▸ TASK DESCRIPTION: Below is a listing. Quote from it, exactly, the lines from the one containing "What Plotly code" down to the one containing "20.7, 18.8, 5.6, 0.7, 1.0, 1.0, 3.0, 0.1, 0.7, 1.8, 1.1]", both ends included, and nothing else.
◆ ◆ ◆ ◆ ◆ ◆ ◆
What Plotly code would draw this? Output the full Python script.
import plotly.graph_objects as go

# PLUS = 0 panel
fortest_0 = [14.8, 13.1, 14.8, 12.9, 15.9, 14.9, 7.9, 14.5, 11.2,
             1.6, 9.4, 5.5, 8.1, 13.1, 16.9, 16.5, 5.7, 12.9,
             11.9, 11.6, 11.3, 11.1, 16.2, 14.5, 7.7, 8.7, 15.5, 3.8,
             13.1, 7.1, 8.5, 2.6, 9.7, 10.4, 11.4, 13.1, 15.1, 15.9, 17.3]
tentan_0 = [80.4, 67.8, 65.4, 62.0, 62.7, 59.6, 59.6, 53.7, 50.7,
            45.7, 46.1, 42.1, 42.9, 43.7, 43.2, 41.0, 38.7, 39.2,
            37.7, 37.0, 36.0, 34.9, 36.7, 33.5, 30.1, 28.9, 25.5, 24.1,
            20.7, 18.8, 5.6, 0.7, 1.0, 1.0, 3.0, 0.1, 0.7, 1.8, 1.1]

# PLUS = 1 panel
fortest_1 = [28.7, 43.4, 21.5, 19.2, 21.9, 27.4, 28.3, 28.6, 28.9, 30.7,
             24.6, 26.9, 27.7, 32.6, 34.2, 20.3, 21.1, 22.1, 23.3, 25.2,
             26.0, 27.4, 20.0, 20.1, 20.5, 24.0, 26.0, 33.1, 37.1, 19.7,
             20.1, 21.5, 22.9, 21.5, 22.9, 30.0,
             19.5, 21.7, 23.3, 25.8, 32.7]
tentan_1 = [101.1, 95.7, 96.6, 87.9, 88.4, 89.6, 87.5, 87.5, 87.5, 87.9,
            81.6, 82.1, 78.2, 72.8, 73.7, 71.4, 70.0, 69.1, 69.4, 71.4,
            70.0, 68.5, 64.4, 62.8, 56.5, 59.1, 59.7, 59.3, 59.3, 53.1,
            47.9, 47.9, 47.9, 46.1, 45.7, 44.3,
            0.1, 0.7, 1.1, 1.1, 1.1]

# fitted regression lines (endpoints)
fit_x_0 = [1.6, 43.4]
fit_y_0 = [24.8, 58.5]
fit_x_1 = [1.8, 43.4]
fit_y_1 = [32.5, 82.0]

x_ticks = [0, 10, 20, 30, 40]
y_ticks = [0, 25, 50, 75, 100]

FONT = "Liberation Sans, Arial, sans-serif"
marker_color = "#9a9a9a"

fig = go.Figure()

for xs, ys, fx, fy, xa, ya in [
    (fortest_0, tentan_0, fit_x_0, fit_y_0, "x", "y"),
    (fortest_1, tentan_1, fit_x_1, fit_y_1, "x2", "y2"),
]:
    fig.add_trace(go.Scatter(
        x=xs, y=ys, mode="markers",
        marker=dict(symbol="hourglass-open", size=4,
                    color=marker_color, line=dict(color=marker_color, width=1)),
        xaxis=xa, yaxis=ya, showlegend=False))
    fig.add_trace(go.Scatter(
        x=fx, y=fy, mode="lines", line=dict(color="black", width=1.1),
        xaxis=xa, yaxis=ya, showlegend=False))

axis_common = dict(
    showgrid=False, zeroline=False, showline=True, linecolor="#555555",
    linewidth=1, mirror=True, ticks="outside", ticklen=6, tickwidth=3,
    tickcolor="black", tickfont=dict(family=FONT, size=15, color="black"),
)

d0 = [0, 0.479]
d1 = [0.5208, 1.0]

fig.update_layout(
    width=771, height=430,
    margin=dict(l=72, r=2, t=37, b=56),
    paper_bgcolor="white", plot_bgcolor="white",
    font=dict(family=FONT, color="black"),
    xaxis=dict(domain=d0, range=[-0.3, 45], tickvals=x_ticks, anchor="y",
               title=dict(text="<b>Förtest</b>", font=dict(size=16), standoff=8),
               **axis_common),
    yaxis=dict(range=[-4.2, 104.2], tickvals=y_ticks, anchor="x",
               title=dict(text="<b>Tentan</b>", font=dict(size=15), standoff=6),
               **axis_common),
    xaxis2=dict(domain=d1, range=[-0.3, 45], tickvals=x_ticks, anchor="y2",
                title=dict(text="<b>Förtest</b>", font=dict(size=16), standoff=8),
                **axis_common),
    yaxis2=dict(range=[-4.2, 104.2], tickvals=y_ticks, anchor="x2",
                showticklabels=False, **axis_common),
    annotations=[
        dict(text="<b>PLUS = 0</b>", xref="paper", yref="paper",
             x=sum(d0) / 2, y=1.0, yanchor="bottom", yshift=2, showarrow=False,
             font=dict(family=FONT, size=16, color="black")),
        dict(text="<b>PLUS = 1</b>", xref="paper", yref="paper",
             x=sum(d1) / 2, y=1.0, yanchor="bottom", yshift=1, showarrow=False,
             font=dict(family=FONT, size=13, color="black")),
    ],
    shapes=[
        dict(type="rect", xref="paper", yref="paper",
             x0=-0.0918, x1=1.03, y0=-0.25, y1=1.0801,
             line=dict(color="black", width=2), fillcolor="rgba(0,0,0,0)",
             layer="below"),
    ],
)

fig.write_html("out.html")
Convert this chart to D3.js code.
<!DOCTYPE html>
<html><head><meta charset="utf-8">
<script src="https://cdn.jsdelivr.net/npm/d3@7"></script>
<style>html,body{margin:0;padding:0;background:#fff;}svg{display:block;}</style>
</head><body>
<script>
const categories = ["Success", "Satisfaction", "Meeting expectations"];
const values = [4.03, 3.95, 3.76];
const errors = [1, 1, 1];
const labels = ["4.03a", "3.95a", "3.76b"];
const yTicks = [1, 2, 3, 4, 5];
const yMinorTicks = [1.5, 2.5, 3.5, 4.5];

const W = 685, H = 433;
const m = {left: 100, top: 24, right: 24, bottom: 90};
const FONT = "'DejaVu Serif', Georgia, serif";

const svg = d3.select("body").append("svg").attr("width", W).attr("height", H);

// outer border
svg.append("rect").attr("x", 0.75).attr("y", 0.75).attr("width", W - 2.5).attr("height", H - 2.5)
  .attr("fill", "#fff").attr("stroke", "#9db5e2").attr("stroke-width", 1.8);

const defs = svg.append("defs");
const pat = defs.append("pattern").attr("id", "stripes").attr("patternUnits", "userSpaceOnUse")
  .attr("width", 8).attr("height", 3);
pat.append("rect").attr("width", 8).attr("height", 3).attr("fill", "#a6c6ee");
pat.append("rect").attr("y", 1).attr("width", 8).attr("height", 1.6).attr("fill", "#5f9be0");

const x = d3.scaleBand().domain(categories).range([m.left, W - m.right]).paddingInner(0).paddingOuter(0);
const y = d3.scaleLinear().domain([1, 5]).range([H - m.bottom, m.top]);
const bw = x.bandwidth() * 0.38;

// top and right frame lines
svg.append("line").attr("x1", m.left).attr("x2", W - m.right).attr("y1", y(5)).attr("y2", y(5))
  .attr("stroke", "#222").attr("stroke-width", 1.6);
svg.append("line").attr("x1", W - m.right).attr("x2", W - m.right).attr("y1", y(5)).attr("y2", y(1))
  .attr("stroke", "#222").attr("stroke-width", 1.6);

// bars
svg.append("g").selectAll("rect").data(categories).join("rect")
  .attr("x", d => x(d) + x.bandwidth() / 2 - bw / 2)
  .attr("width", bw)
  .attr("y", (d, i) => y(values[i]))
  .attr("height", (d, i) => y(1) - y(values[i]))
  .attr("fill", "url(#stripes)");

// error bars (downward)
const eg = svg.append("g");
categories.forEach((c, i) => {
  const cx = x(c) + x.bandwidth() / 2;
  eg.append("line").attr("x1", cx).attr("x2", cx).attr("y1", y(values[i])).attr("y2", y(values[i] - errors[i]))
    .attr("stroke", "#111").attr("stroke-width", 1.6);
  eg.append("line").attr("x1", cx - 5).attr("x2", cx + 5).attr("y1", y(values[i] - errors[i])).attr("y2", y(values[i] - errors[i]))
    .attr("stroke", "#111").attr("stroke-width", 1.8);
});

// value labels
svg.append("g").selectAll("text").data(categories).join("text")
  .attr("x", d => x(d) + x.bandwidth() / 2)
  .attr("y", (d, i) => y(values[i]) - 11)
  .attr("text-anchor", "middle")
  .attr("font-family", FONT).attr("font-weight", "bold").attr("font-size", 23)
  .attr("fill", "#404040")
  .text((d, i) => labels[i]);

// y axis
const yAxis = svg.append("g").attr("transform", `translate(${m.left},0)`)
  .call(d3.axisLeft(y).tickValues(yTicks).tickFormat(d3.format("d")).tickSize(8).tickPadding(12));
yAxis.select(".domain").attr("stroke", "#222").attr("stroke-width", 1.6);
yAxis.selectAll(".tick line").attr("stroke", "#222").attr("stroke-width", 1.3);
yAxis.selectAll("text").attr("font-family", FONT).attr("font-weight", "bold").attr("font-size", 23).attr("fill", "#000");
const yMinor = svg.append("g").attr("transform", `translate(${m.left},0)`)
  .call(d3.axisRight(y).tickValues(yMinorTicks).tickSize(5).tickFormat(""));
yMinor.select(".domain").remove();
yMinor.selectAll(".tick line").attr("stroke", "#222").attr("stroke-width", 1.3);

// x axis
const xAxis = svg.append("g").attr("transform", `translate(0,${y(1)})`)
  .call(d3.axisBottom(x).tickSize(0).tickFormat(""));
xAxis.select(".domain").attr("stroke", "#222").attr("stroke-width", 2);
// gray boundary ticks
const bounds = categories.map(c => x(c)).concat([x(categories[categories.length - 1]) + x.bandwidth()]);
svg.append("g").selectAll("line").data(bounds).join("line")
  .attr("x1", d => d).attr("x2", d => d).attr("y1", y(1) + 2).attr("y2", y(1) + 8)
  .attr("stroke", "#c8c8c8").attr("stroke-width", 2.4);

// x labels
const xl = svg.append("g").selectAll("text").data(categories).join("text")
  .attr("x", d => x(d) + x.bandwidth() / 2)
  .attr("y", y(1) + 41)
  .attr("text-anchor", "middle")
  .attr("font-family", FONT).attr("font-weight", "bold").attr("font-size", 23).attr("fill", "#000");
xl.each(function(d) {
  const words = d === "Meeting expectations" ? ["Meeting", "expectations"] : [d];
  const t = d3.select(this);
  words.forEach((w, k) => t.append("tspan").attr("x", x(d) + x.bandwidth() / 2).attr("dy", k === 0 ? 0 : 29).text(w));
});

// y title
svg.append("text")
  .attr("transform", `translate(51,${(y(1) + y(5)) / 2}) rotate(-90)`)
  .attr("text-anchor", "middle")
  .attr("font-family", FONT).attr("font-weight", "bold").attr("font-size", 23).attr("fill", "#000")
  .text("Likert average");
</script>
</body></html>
◆ ◆ ◆ ◆ ◆ ◆ ◆
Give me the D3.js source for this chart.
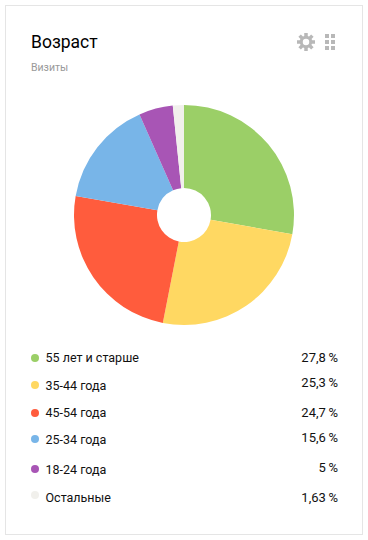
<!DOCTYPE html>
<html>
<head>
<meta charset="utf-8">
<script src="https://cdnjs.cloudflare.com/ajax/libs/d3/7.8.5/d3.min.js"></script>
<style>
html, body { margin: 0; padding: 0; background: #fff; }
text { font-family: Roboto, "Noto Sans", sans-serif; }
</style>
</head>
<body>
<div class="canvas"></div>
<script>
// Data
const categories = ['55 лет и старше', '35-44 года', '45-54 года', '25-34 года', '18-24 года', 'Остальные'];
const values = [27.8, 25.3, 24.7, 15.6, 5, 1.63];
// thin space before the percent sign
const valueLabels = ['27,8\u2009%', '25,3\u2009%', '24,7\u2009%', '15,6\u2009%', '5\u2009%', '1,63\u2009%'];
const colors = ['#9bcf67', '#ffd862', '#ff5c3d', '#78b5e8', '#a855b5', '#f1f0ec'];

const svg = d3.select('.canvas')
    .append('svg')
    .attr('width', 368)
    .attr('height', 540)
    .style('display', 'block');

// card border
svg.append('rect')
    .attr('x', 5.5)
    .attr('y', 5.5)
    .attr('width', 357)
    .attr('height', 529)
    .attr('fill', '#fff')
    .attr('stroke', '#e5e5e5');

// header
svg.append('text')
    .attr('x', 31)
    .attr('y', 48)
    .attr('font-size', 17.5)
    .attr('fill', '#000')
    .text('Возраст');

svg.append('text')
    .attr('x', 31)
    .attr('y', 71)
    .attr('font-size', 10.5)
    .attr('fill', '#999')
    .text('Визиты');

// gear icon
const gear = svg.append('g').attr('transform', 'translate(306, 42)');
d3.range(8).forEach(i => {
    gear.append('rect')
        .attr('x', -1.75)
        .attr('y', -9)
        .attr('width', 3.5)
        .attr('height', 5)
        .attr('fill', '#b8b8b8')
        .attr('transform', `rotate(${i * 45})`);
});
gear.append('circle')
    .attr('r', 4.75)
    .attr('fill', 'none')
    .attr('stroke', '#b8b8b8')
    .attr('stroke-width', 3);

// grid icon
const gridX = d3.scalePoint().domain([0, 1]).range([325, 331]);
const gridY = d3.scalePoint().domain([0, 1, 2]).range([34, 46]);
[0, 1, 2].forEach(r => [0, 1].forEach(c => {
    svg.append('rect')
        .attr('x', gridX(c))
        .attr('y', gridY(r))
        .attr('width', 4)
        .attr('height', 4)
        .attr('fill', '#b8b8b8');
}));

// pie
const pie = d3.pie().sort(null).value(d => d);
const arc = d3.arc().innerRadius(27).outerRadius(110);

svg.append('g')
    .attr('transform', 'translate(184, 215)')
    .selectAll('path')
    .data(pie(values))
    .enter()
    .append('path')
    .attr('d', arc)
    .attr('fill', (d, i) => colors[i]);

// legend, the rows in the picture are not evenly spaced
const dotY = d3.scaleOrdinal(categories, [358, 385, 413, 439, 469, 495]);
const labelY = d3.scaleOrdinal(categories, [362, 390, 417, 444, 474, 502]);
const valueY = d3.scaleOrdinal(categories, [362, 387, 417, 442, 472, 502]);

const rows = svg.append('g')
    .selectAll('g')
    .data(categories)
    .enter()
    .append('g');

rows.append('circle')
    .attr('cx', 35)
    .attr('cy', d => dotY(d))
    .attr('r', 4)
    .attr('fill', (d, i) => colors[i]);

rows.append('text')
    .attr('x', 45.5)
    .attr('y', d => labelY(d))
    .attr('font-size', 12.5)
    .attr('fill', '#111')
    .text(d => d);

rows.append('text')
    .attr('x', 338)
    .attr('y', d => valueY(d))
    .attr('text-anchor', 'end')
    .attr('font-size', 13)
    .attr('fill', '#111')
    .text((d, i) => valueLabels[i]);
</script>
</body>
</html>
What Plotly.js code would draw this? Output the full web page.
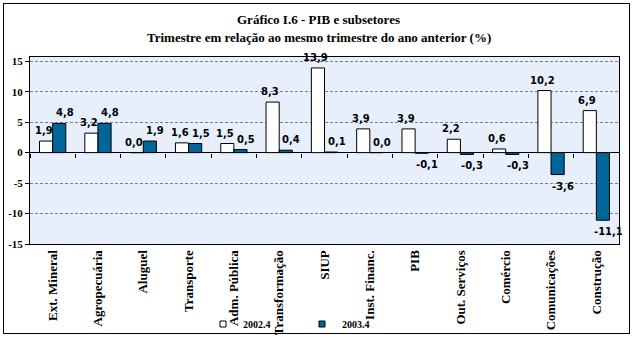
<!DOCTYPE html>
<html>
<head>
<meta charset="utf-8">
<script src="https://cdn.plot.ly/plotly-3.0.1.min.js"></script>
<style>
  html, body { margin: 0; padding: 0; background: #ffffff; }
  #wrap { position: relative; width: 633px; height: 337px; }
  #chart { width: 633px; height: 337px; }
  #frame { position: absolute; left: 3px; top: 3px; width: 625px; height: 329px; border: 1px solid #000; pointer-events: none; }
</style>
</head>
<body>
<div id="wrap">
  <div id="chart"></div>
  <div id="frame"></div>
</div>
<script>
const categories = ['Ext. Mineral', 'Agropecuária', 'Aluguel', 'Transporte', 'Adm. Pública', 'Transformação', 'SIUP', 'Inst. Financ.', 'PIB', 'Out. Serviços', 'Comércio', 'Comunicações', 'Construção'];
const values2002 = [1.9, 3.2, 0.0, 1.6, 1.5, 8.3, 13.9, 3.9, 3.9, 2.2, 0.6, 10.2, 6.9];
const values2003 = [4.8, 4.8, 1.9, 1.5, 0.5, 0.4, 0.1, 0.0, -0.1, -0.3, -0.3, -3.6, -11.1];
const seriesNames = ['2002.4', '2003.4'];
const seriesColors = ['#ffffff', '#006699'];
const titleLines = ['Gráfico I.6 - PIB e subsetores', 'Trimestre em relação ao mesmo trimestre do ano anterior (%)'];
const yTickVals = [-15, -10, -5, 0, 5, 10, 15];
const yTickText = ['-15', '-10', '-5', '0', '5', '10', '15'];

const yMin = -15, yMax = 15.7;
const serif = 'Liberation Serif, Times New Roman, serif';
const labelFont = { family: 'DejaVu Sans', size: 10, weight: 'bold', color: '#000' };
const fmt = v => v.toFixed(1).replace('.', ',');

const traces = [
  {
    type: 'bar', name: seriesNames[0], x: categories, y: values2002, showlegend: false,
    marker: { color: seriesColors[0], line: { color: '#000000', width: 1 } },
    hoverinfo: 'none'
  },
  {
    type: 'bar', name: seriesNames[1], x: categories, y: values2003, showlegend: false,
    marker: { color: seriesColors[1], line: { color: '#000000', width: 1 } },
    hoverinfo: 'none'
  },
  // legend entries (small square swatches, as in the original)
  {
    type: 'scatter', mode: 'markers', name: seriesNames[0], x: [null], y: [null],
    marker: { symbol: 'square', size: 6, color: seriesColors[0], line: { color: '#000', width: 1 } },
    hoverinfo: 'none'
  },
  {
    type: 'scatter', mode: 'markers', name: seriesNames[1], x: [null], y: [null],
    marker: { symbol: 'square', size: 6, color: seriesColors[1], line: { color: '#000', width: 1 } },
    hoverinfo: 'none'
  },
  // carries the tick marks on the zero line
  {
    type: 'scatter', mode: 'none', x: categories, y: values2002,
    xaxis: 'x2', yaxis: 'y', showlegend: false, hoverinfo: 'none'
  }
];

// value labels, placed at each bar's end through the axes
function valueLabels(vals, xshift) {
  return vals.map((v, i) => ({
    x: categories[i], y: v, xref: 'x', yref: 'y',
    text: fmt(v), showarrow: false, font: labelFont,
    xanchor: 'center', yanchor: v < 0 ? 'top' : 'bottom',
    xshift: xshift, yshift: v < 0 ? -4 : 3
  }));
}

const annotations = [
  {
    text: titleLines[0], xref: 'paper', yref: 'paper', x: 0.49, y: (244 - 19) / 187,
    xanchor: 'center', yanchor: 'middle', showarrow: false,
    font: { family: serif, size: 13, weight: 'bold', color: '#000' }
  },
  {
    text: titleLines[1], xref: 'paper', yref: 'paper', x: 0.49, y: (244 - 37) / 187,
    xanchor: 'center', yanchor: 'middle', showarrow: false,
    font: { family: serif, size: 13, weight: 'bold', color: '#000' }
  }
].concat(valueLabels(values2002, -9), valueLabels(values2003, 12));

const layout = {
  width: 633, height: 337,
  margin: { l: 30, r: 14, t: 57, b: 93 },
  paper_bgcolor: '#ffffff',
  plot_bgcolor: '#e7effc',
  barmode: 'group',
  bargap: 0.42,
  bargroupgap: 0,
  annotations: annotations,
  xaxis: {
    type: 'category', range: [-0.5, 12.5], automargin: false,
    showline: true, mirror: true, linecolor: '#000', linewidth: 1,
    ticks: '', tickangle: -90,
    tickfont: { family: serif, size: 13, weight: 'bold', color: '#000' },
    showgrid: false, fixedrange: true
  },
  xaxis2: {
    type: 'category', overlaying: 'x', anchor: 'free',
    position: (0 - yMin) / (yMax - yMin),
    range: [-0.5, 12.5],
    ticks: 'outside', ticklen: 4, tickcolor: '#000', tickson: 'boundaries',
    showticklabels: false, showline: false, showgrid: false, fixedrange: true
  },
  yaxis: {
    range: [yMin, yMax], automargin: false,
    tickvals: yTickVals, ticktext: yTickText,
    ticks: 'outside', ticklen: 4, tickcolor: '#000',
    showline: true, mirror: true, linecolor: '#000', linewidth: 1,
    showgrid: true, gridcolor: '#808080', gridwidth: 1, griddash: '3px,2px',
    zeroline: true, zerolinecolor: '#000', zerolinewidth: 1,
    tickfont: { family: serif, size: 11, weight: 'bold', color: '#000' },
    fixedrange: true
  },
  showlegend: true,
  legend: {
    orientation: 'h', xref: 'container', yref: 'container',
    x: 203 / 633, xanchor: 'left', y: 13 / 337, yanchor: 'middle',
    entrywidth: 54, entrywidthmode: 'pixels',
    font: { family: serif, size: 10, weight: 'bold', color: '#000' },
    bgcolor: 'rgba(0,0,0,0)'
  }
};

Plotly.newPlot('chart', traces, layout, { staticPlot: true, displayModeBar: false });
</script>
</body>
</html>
◆ ◆ ◆ ◆ ◆ ◆ ◆
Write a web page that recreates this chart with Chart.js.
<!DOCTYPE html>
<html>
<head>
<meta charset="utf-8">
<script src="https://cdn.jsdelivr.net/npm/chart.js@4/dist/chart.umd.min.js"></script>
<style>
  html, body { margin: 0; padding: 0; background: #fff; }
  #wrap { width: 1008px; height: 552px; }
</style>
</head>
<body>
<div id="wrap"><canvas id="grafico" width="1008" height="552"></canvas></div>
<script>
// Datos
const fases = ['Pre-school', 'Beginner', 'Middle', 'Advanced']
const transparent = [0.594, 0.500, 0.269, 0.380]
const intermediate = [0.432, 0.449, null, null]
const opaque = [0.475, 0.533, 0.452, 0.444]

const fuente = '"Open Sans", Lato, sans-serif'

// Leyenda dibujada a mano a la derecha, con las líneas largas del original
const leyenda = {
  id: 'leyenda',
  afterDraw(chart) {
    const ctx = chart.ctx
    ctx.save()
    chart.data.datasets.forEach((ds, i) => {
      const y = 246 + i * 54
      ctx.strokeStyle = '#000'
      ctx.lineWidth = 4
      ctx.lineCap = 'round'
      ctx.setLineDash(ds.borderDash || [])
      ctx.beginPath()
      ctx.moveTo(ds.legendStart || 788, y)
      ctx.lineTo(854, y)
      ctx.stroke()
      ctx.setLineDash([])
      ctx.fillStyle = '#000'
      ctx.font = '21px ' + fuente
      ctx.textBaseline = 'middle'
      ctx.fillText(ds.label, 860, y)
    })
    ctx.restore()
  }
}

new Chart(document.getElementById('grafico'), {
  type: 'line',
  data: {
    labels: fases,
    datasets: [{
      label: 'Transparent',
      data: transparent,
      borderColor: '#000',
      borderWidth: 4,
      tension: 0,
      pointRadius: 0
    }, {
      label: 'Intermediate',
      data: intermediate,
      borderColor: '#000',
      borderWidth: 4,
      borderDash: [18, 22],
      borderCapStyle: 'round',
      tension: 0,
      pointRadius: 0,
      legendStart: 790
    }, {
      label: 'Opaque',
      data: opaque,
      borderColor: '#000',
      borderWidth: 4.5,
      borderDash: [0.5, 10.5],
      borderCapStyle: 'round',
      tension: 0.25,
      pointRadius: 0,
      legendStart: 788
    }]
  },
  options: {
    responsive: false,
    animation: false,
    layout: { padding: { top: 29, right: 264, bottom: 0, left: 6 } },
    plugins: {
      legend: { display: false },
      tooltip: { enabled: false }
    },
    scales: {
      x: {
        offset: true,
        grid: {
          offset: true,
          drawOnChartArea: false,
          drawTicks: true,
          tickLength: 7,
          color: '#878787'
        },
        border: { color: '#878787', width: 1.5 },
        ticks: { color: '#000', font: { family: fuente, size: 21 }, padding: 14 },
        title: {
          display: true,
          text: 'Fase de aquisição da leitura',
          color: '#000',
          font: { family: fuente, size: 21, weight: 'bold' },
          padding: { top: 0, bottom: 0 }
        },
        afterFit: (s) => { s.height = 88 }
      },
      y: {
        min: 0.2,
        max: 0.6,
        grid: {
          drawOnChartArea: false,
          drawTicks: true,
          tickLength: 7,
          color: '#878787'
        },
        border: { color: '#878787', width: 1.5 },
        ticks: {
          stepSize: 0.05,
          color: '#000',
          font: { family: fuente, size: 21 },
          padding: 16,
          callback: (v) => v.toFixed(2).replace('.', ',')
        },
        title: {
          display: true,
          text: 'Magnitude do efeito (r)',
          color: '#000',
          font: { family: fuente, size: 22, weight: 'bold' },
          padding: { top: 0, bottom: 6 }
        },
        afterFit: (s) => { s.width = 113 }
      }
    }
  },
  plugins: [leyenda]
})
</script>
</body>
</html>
◆ ◆ ◆ ◆ ◆ ◆ ◆
▸ SOLUTION FOR THIS TASK:
What Plotly code would draw this? Output the full Python script.
import plotly.graph_objects as go

# PLUS = 0 panel
fortest_0 = [14.8, 13.1, 14.8, 12.9, 15.9, 14.9, 7.9, 14.5, 11.2,
             1.6, 9.4, 5.5, 8.1, 13.1, 16.9, 16.5, 5.7, 12.9,
             11.9, 11.6, 11.3, 11.1, 16.2, 14.5, 7.7, 8.7, 15.5, 3.8,
             13.1, 7.1, 8.5, 2.6, 9.7, 10.4, 11.4, 13.1, 15.1, 15.9, 17.3]
tentan_0 = [80.4, 67.8, 65.4, 62.0, 62.7, 59.6, 59.6, 53.7, 50.7,
            45.7, 46.1, 42.1, 42.9, 43.7, 43.2, 41.0, 38.7, 39.2,
            37.7, 37.0, 36.0, 34.9, 36.7, 33.5, 30.1, 28.9, 25.5, 24.1,
            20.7, 18.8, 5.6, 0.7, 1.0, 1.0, 3.0, 0.1, 0.7, 1.8, 1.1]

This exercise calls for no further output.